A cure for ailing health projects


10 Nov 2005

Why do IT projects fail in the health sector? The question, posed by Archie Galbraith, head of Accenture’s healthcare division, grabbed the attention of delegates at the recent GS1 healthcare conference in Dublin where the PPARS (personnel, payroll and related systems) controversy was still on everybody’s minds.

The answer lay in a lethal cocktail of vendors that over-promise, projects that underachieve and a failure to deliver value for money, according to Galbraith. As in most branches of medicine there are no easy cures but there are ways to help realise the benefits of IT projects, said the man from Accenture. Know exactly what you want, agree outcomes, start with the end vision and work backwards. And always think about context and the larger system.

With the last point in mind, Galbraith stressed the importance of working with standards that are transferable. “Until we move more to a space where proprietary solutions are considered wrong and industry standards are accepted as the only way to go, we will have limited success,” he warned.

He talked of a silo culture where different agencies pursue their own agenda with their own tools. “People in the medical world are not comfortable with the standardised model,” he said. And he warned of the perils of isolated IT projects that appear to be sound investments but turn out to be obstacles to broader integration.

On the subject of a single patient record, the hottest IT topic in healthcare, he said it was a nonsense that a person in the community should not have their information shared among the multiplicity of agencies that deal with them. He said it was time to rethink attitudes to privacy and security, and the rules that get in the way of unified records.

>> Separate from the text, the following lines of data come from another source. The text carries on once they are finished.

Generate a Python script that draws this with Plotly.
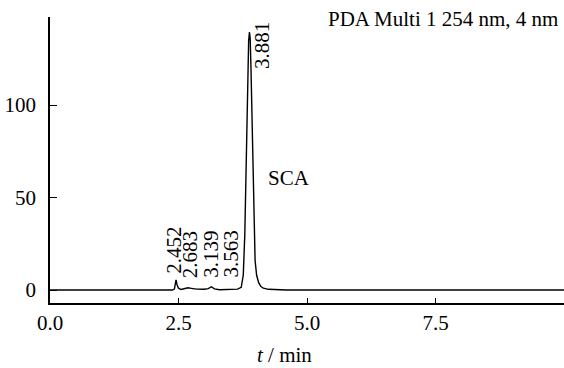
import plotly.graph_objects as go

# Chromatogram trace (time in min, signal)
time_min = [0.0, 1.0, 2.0, 2.38, 2.42, 2.44, 2.452, 2.47, 2.50, 2.55, 2.62, 2.683, 2.75, 2.85,
            3.00, 3.08, 3.139, 3.20, 3.30, 3.50, 3.563, 3.65, 3.72, 3.76, 3.79, 3.82, 3.845,
            3.865, 3.881, 3.895, 3.91, 3.93, 3.95, 3.97, 3.99, 4.02, 4.06, 4.10, 4.15, 4.25,
            4.40, 4.60, 6.0, 8.0, 10.0]
signal = [0.0, 0.0, 0.0, 0.0, 0.5, 3.0, 5.5, 3.0, 1.0, 0.3, 0.8, 1.2, 0.9, 0.5,
          0.4, 0.8, 1.8, 0.6, 0.2, 0.2, 0.4, 0.5, 1.5, 8.0, 30.0, 75.0, 115.0,
          135.0, 139.5, 136.0, 120.0, 90.0, 55.0, 30.0, 16.0, 8.0, 4.0, 2.0, 1.0, 0.4,
          0.1, 0.0, 0.0, 0.0, 0.0]

peak_rt = [2.452, 2.683, 3.139, 3.563, 3.881]
peak_labels = ["2.452", "2.683", "3.139", "3.563", "3.881"]

x_ticks = [0.0, 2.5, 5.0, 7.5]
x_tick_labels = ["0.0", "2.5", "5.0", "7.5"]
y_ticks = [0, 50, 100]
y_tick_labels = ["0", "50", "100"]

FONT = "Liberation Serif"
FS = 21

fig = go.Figure()
fig.add_trace(go.Scatter(x=time_min, y=signal, mode="lines",
                         line=dict(color="black", width=1.4), hoverinfo="skip",
                         showlegend=False))

# peak labels (rotated)
label_y = [8.0, 6.0, 6.0, 6.0, 119.0]
label_shift = [-2, 3, 0, -2, 13]
for rt, lab, ly, sh in zip(peak_rt, peak_labels, label_y, label_shift):
    fig.add_annotation(x=rt, y=ly, text=lab, textangle=-90, showarrow=False,
                       xanchor="center", yanchor="bottom", xshift=sh,
                       font=dict(family=FONT, size=FS, color="black"), borderpad=0)

fig.add_annotation(x=4.656, y=60.5, text="SCA", showarrow=False,
                   xanchor="center", yanchor="middle",
                   font=dict(family=FONT, size=FS, color="black"))
fig.add_annotation(x=1, y=1, xref="paper", yref="paper", xanchor="right", yanchor="middle",
                   xshift=-4, yshift=-2, text="PDA Multi 1 254 nm, 4 nm", showarrow=False,
                   font=dict(family=FONT, size=FS, color="black"))
fig.add_annotation(x=(284 - 50) / 514, y=-52 / 286, xref="paper", yref="paper",
                   text="<i>t</i> / min", showarrow=False, xanchor="center", yanchor="middle",
                   font=dict(family=FONT, size=FS, color="black"))

fig.update_layout(
    width=564, height=368,
    margin=dict(l=50, r=0, t=17, b=65, pad=0),
    paper_bgcolor="white", plot_bgcolor="white",
    font=dict(family=FONT, size=FS, color="black"),
    showlegend=False,
)

fig.update_xaxes(range=[0, 10], tickvals=x_ticks, ticktext=x_tick_labels,
                 showline=True, linecolor="black", linewidth=1.5, showgrid=False,
                 zeroline=False, ticks="inside", ticklen=5, tickcolor="black", tickwidth=1,
                 ticklabelstandoff=0)
fig.update_yaxes(range=[-7, 147.6], tickvals=y_ticks, ticktext=y_tick_labels,
                 showline=True, linecolor="black", linewidth=1.5, showgrid=False,
                 zeroline=False, ticks="inside", ticklen=7, tickcolor="black", tickwidth=1,
                 ticklabelstandoff=8)

fig.write_html("out.html")
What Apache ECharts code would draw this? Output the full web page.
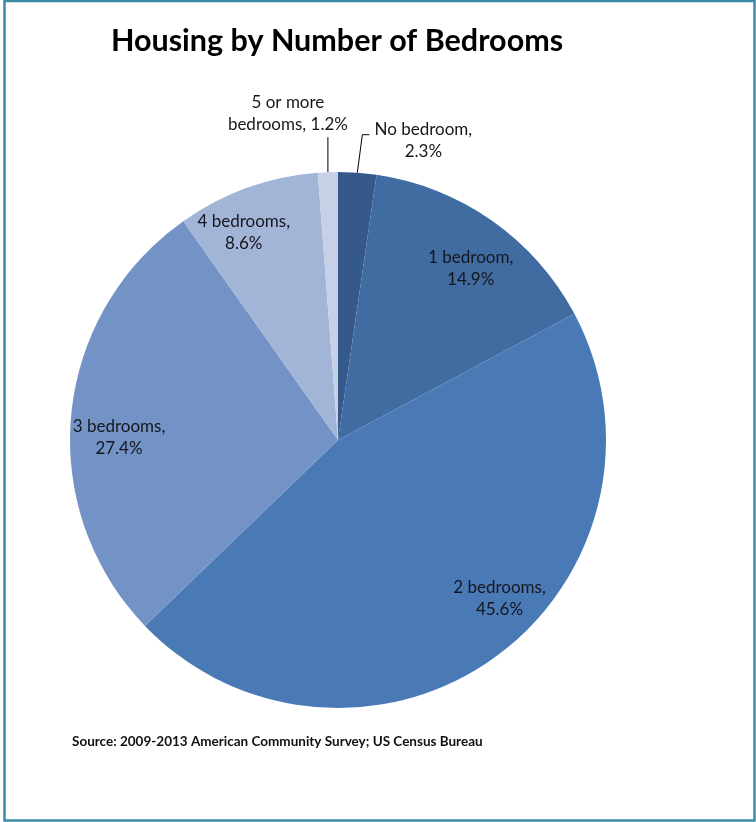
<!DOCTYPE html>
<html>
<head>
<meta charset="utf-8">
<title>Housing by Number of Bedrooms</title>
<script src="https://cdn.jsdelivr.net/npm/echarts@6/dist/echarts.min.js"></script>
<style>
  html, body { margin: 0; padding: 0; background: #ffffff; }
  #chart { width: 756px; height: 822px; }
</style>
</head>
<body>
<div id="chart"></div>
<script>
// Share of housing units by number of bedrooms (percent)
const categories = ['No bedroom', '1 bedroom', '2 bedrooms', '3 bedrooms', '4 bedrooms', '5 or more bedrooms'];
const shares = [2.3, 14.9, 45.6, 27.4, 8.6, 1.2];
const sliceColors = ['#34598a', '#406ca1', '#4a7ab6', '#7393c6', '#a3b5d7', '#c6d0e6'];

const titleText = 'Housing by Number of Bedrooms';
const sourceText = 'Source: 2009-2013 American Community Survey; US Census Bureau';

// Slices too thin to hold their label get an outside label with a leader line
const outsideIdx = [0, 5];
// Nudges for the inside labels so they sit in the open part of each slice
const insideShift = { 1: [5, 10], 2: [31, -21], 3: [2, 18], 4: [-19, 1] };

const FONT = 'Lato, "Open Sans", sans-serif';
const TEXT = '#16161e';
const CX = 338, CY = 440, R = 268;

function labelText(name, value) {
  if (name.indexOf('or more') >= 0) {
    return name.replace(' bedrooms', '\nbedrooms') + ', ' + value + '%';
  }
  return name + ',\n' + value + '%';
}

const pieData = categories.map((name, i) => ({
  name: name,
  value: shares[i],
  itemStyle: { color: sliceColors[i] }
}));

const chart = echarts.init(document.getElementById('chart'), null, { renderer: 'canvas' });

const labelBase = {
  fontFamily: FONT,
  fontSize: 17,
  lineHeight: 22,
  color: TEXT,
  align: 'center',
  formatter: p => labelText(p.name, p.value)
};

chart.setOption({
  backgroundColor: '#ffffff',
  animation: false,
  graphic: [
    {
      type: 'rect',
      shape: { x: 4.5, y: 1, width: 750, height: 819.5 },
      style: { fill: 'none', stroke: '#3a8ca6', lineWidth: 2.5 },
      silent: true,
      z: 10
    },
    {
      type: 'text',
      x: 337, y: 41,
      style: {
        text: titleText,
        font: 'bold 30.5px ' + FONT,
        fill: '#000000',
        align: 'center',
        verticalAlign: 'middle'
      }
    },
    {
      type: 'text',
      x: 72, y: 742,
      style: {
        text: sourceText,
        font: 'bold 13.5px ' + FONT,
        fill: '#111111',
        align: 'left',
        verticalAlign: 'middle'
      }
    }
  ],
  series: [
    {
      // Filled slices, with outside labels for the two thin slices
      type: 'pie',
      center: [CX, CY],
      radius: R,
      startAngle: 90,
      clockwise: true,
      avoidLabelOverlap: false,
      silent: true,
      itemStyle: { borderWidth: 0 },
      data: pieData.map((d, i) => Object.assign({}, d, {
        label: Object.assign({}, labelBase, { show: outsideIdx.includes(i), position: 'outside' }),
        labelLine: { show: outsideIdx.includes(i), length: 20, length2: 6, lineStyle: { color: '#000000', width: 1 } }
      })),
      labelLayout: function (params) {
        const pts = params.labelLinePoints;
        if (!pts || !pts.length) return {};
        const p0 = pts[0];
        if (params.dataIndex === 0) {
          return {
            x: p0[0] + 66, y: p0[1] - 32,
            align: 'center', verticalAlign: 'middle',
            labelLinePoints: [[p0[0], p0[1]], [p0[0] + 5, p0[1] - 38], [p0[0] + 12, p0[1] - 38]]
          };
        }
        if (params.dataIndex === 5) {
          return {
            x: p0[0] - 40, y: p0[1] - 59,
            align: 'center', verticalAlign: 'middle',
            labelLinePoints: [[p0[0], p0[1]], [p0[0], p0[1] - 35], [p0[0], p0[1] - 35]]
          };
        }
        return {};
      }
    },
    {
      // Transparent ring that carries the inside labels at ~80% of the radius
      type: 'pie',
      center: [CX, CY],
      radius: [170, R],
      startAngle: 90,
      clockwise: true,
      avoidLabelOverlap: false,
      silent: true,
      itemStyle: { color: 'rgba(0,0,0,0)', borderWidth: 0 },
      labelLine: { show: false },
      data: pieData.map((d, i) => ({
        name: d.name,
        value: d.value,
        itemStyle: { color: 'rgba(0,0,0,0)' },
        label: Object.assign({}, labelBase, { show: !outsideIdx.includes(i), position: 'inside' })
      })),
      labelLayout: function (params) {
        const s = insideShift[params.dataIndex];
        if (!s) return {};
        const r = params.labelRect;
        return {
          x: r.x + r.width / 2 + s[0],
          y: r.y + r.height / 2 + s[1],
          align: 'center',
          verticalAlign: 'middle'
        };
      }
    }
  ]
});
</script>
</body>
</html>
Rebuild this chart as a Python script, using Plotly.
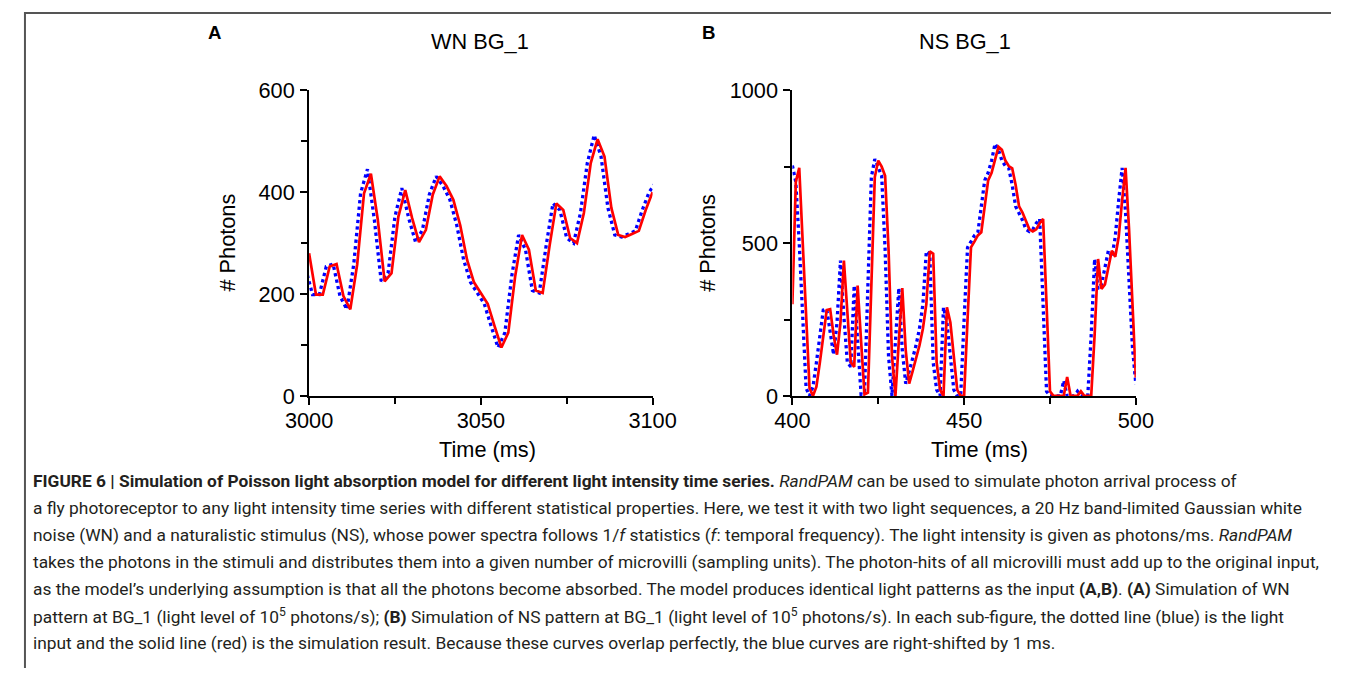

A core theme of the conference was about increasing efficiency and accuracy using track-and-trace technologies. Dr Barry White, director of the National Centre for Hereditary Coagulation Disorders (NCHCD) at St James’s Hospital has led a pioneering project that proves IT can make a positive difference. The objective was to ensure the safe delivery of haemophilia care after the Lindsay Report had highlighted how infected products had infiltrated the supply chain.

Using the GSRN (the European global service relationship number) as the patient’s unique identifier and a set of barcode standards to tag and label medicines that are supplied in hospitals and at home, the NCHCD has built a stock management and supply system that operates down to vial level. Following a successful pilot of the project at St James’s the plan is to roll it out to other hospitals.

According to White, the success of the project is down to a new approach that every healthcare professional must adopt. “Clinical excellence does not exist in isolation,” he said, “it needs to be provided in tandem with logistical excellence. And ultimately it’s about operational excellence.”

He argued that healthcare was now a business process, albeit one with a different value chain. At the top are patients who come in and engage with healthcare workers and treatment is prescribed.

Project manager Fergal McGroarty said having access to all available information means the hospital can initiate a comprehensive recall if it had to, a requirement of the project from the outset, but other benefits include a drop in medical wastage that went from costing the service €120k a year to zero and a reduction in documentation errors.

A state-of-the-art agency with an integrated patient care system, electronic records and transparency in patient service delivery: it’s not all bad news for Ireland’s health service.